Dianne Littlehales, known professionally as Dianne Lee, is an English singer and actress from Sheffield. She is best known for being one half of the musical duo Peters and Lee.

== Early life ==
Dianne Littlehales was born in Sheffield. She started to attend a local dancing school after her brother and sister joined, and made her first public performances at the age of four. When she left school, she worked as a chorus line dancer, before performing in pantomimes, theatre, and cabaret. She moved to London in 1968 for television and stage work with her cousin Liz and joined the Pamela Devis Dancers, the resident dance troupe at the London Palladium, before she and Liz formed the Hailey Twins and toured the provincial nightclub circuit.

== Career ==
=== Peters and Lee ===
In 1970, after Liz implied that she wanted to go solo, Lennie Peters, who frequently shared bills with the Hailey Twins, instructed Lee to allow her to do so and suggested that she form a duo with him. Initially called Lennie Peters and Melody, their name was changed by management to avoid connotations of being a reggae act, and Peters and Lee toured the Northern club circuit for three years and then made six appearances on Opportunity Knocks, prompting Philips Records to sign them; they would later enter the UK Singles Chart with "Welcome Home" (No. 1, 15–21 July 1973), "By Your Side" (No. 39), "Don't Stay Away Too Long" (No. 3), "Rainbow" (No. 17), and "Hey Mr. Music Man" (No. 16) and the UK Albums Chart with We Can Make It (No. 1, 12–25 August 1973), By Your Side (No. 9), Rainbow (No. 6), Favourites (No. 2), and Invitation (No. 44). The duo broke up in 1980, but got back together in 1986 to tour vacation resorts and release a self-titled album in 1989; they continued to perform until 1992, when Peters announced he was suffering from cancer, which would claim his life later that year. Lee then went into acting, and performed in cabaret.

=== Pantomime ===
In 1981, she appeared in the pantomime Sleeping Beauty and in Cannon and Ball's show at Great Yarmouth. In 1988, she appeared in the pantomime Cinderella, with Jim Davidson as Buttons.
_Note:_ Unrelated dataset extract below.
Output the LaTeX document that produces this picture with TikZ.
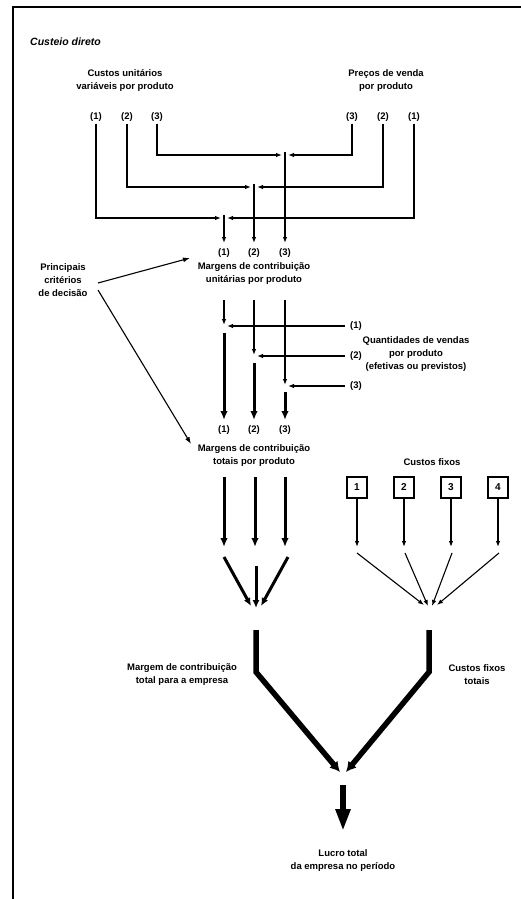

In 1993, she started appearing in Sinderella, Jim Davidson's priapic take on the show, which ran until 1996, when it became Sinderella Comes Again, which she played in 1997 and 2004. Writing in 1994, Ben Thompson of The Independent felt that Lee "lacked spark", while the BBC's theatre correspondent Andy Knowles was more positive in a 2004 review, saying that her "sugary smile and embarrassing innocence provide the perfect foil for every sexual innuendo going".

==Personal life==
Lee married Rick Price of the Move and Wizzard. In a 2001 interview with Cherry Blossom Clinic, a Move fansite, Price asserted that the pair met in January 1976 after Laurie Mansfield hired him as their tour manager, and that he managed Lee's solo tour for a year until he got a job managing Jim Davidson's show. He also stated that he and Lee set up their own studios in 1985 and that this produced Peters and Lee's final studio album, Through All the Years, plus a solo Lee album, Chemistry, a joint Lee and Price live album, and several of Davidson's comedy albums. Price also asserted that in 1999, she and Price began touring as a joint act, which contained both Price's and Lee's tracks, and that Lee had been gigging continuously until that point. Price died in May 2022.